Before class begins, students check the master notebook (labeled “Daily Plans”) to see which handouts they need and what assignments are due. Materials are contained in the file folders (marked by grade level) to the left, and a three-hole punch, stapler, tape and writing instruments are readily available. There are two baskets (one per grade level) for turning in assignments. Students take the materials they need and organize their individual notebooks in accordance with the teacher’s model. As materials and tools are nearby and visible, students do not waste time searching for paperwork or office supplies. Since students are responsible for retrieving and organizing class paperwork, the teacher is able to devote class time to high quality instruction rather than administrative details. A Godzilla action figure and jar of band-aids reminds students that the teacher is caring and has a sense of humor, in addition to having high expectations for student self-responsibility.

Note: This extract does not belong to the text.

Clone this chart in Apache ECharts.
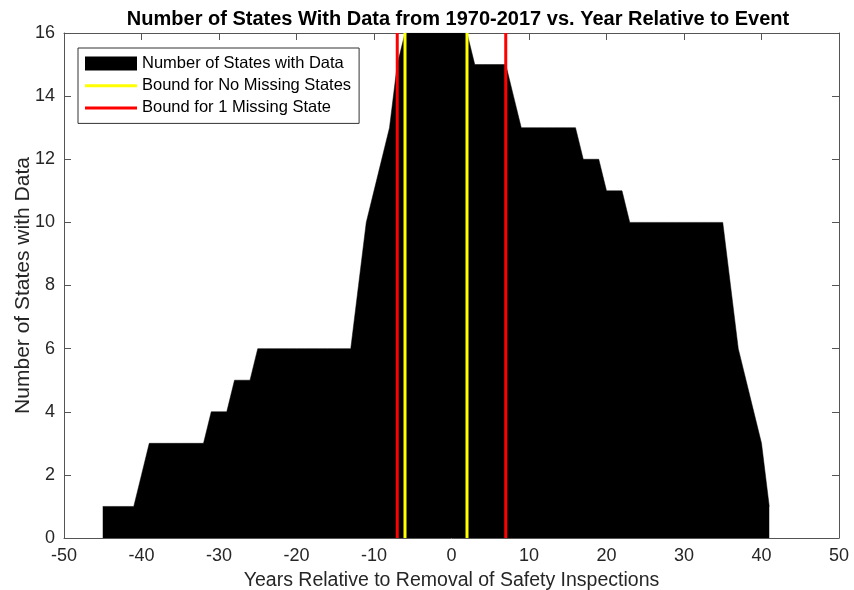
<!DOCTYPE html>
<html>
<head>
<meta charset="utf-8">
<script src="https://cdn.jsdelivr.net/npm/echarts@6/dist/echarts.min.js"></script>
<style>
html,body{margin:0;padding:0;background:#fff;}
#chart{width:854px;height:590px;}
</style>
</head>
<body>
<div id="chart"></div>
<script>
var years = [-45,-44,-43,-42,-41,-40,-39,-38,-37,-36,-35,-34,-33,-32,-31,-30,-29,-28,-27,-26,-25,-24,-23,-22,-21,-20,-19,-18,-17,-16,-15,-14,-13,-12,-11,-10,-9,-8,-7,-6,-5,-4,-3,-2,-1,0,1,2,3,4,5,6,7,8,9,10,11,12,13,14,15,16,17,18,19,20,21,22,23,24,25,26,27,28,29,30,31,32,33,34,35,36,37,38,39,40,41];
var statesWithData = [1,1,1,1,1,2,3,3,3,3,3,3,3,3,4,4,4,5,5,5,6,6,6,6,6,6,6,6,6,6,6,6,6,8,10,11,12,13,15,16,16,16,16,16,16,16,16,16,15,15,15,15,15,14,13,13,13,13,13,13,13,13,12,12,12,11,11,11,10,10,10,10,10,10,10,10,10,10,10,10,10,8,6,5,4,3,1];
var noMissingBounds = [-6, 2];
var oneMissingBounds = [-7, 7];
var xTicks = [-50,-40,-30,-20,-10,0,10,20,30,40,50];
var yTicks = [0,2,4,6,8,10,12,14,16];

var FONT = '"Liberation Sans", Arial, Helvetica, sans-serif';
var AXC = '#555555';
var TXT = '#262626';

var areaData = years.map(function(y, i){ return [y, statesWithData[i]]; });

function vline(x, name, color){
  return {
    name: name, type: 'line', data: [[x, 0], [x, 16]],
    showSymbol: false, symbol: 'none', silent: true,
    lineStyle: {color: color, width: 3}, itemStyle: {color: color},
    z: 5, animation: false
  };
}

var series = [{
  name: 'Number of States with Data', type: 'line', data: areaData,
  showSymbol: false, symbol: 'none',
  lineStyle: {color: '#000', width: 0.5},
  itemStyle: {color: '#000'},
  areaStyle: {color: '#000', opacity: 1},
  z: 2, animation: false
}];
oneMissingBounds.forEach(function(x){ series.push(vline(x, 'Bound for 1 Missing State', '#ff0000')); });
noMissingBounds.forEach(function(x){ series.push(vline(x, 'Bound for No Missing States', '#ffff00')); });

var lineIcon = 'path://M0,0 L52,0 L52,3 L0,3 Z';

var chart = echarts.init(document.getElementById('chart'));
chart.setOption({
  animation: false,
  backgroundColor: '#fff',
  title: {
    text: 'Number of States With Data from 1970-2017 vs. Year Relative to Event',
    left: 453, top: 4, textAlign: 'center',
    textStyle: {fontFamily: FONT, fontSize: 20, fontWeight: 'bold', color: '#000'}
  },
  legend: {
    orient: 'vertical', left: 78, top: 48,
    padding: [7, 8, 7, 7],
    itemWidth: 52, itemHeight: 14, itemGap: 5.2,
    backgroundColor: '#fff', borderColor: '#333', borderWidth: 1,
    textStyle: {fontFamily: FONT, fontSize: 16.5, color: '#000', lineHeight: 14},
    data: [
      {name: 'Number of States with Data', icon: 'rect'},
      {name: 'Bound for No Missing States', icon: lineIcon},
      {name: 'Bound for 1 Missing State', icon: lineIcon}
    ]
  },
  grid: {left: 64, right: 15, top: 33, bottom: 52, containLabel: false, outerBoundsMode: 'none'},
  xAxis: [{
    type: 'value', min: -50, max: 50, interval: 10, position: 'bottom',
    name: 'Years Relative to Removal of Safety Inspections',
    nameLocation: 'middle', nameGap: 33, nameMoveOverlap: false,
    nameTextStyle: {fontFamily: FONT, fontSize: 19.5, color: TXT},
    axisLine: {show: true, lineStyle: {color: AXC, width: 1}},
    axisTick: {show: true, inside: true, length: 7, lineStyle: {color: AXC}},
    axisLabel: {fontFamily: FONT, fontSize: 18, color: TXT, margin: 9},
    splitLine: {show: false}
  }, {
    type: 'value', min: -50, max: 50, interval: 10, position: 'top',
    axisLine: {show: true, onZero: false, lineStyle: {color: AXC, width: 1}},
    axisTick: {show: true, inside: true, length: 7, lineStyle: {color: AXC}},
    axisLabel: {show: false}, splitLine: {show: false}
  }],
  yAxis: [{
    type: 'value', min: 0, max: 16, interval: 2, position: 'left',
    name: 'Number of States with Data',
    nameLocation: 'middle', nameGap: 30, nameRotate: 90, nameMoveOverlap: false,
    nameTextStyle: {fontFamily: FONT, fontSize: 21, color: TXT},
    axisLine: {show: true, onZero: false, lineStyle: {color: AXC, width: 1}},
    axisTick: {show: true, inside: true, length: 7, lineStyle: {color: AXC}},
    axisLabel: {fontFamily: FONT, fontSize: 18, color: TXT, margin: 9},
    splitLine: {show: false}
  }, {
    type: 'value', min: 0, max: 16, interval: 2, position: 'right',
    axisLine: {show: true, onZero: false, lineStyle: {color: AXC, width: 1}},
    axisTick: {show: true, inside: true, length: 7, lineStyle: {color: AXC}},
    axisLabel: {show: false}, splitLine: {show: false}
  }],
  series: series
});
</script>
</body>
</html>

Because this teacher has clear procedures for entering the room and preparing materials, class began on time, with every student on task.  While students wrote possible applications and meanings of the Latin roots figo or fixum in their logbooks the teacher took role and briefly previewed the schedule for the upcoming week. These administrative tasks did not interrupt the students’ vocabulary-building work, and they were prepared to share strong examples of words formed using those roots that demonstrated diverse and nuanced meanings of “to fix, fasten, or attach.” After creating a class list of these words, which students could then record in their logbooks, the teacher remarked, “Oh, that’s Root 24. At Root 25 we do some review and then we have a test. Here’s what that looks like…” The teacher only needed to spend about one minute describing the test; her clear routines for logbook organization, starting class, and recording daily root words and vocabulary work meant students were well-prepared for the upcoming assessment.

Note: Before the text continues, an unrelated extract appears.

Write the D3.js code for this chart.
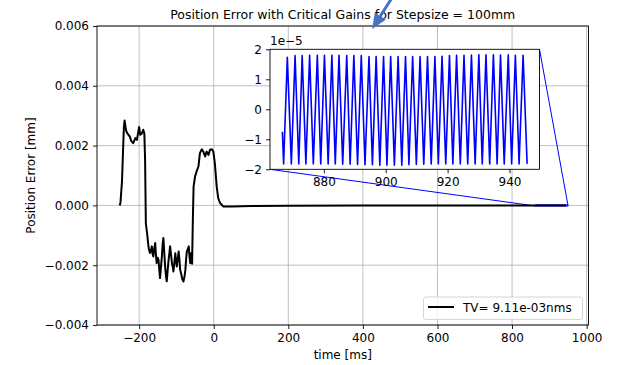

Throughout the class I increased my understanding of how physical organizational systems can maximize student learning during a lesson.  During a discussion about literary techniques, for example, the teacher said, “On page 203 there is an allusion. How many of you are familiar with that word? If you are not familiar with it, it is conveniently located on page number one of your vocabulary section.” By helping students set up a well-organized logbook and having routines for learning and recording vocabulary, the teacher enabled students to quickly define a word necessary for understanding the text, and provided natural pay off for following her procedures. While watching and listening to a podcast on satire, the teacher stopped at pertinent points to have students write down a definition of satirical techniques, such as exaggeration. Since they keep well-organized logbooks, students will be able to refer back to those definitions in future discussions of satirical techniques, consolidating their learning through repetition and reapplication of terms.

One particular aspect of physical organization in the classroom that I would like to learn more about is effectively handling student paperwork, particularly when collecting and returning assignments.  I usually collect in-class writing work as students leave, thanking them as they hand it to me. Often I return graded papers at the end of class, while students are packing up. I like the personal contact with students over their important writing work, but I think it would be more efficient and less chaotic to set up routines that make students fully responsible for getting their assignments to the “turn in” basket and for collecting their graded work when it is ready.  This might also allow me to briefly address common writing issues and praise observed writing progress, rather than spending the last few minutes of class distributing graded work.

Reference: Wong, H. & Wong, R. (2009) The First Days of School:  How to Be an Effective Teacher Mountain View, CA:  Harry K. Song Publications, Inc.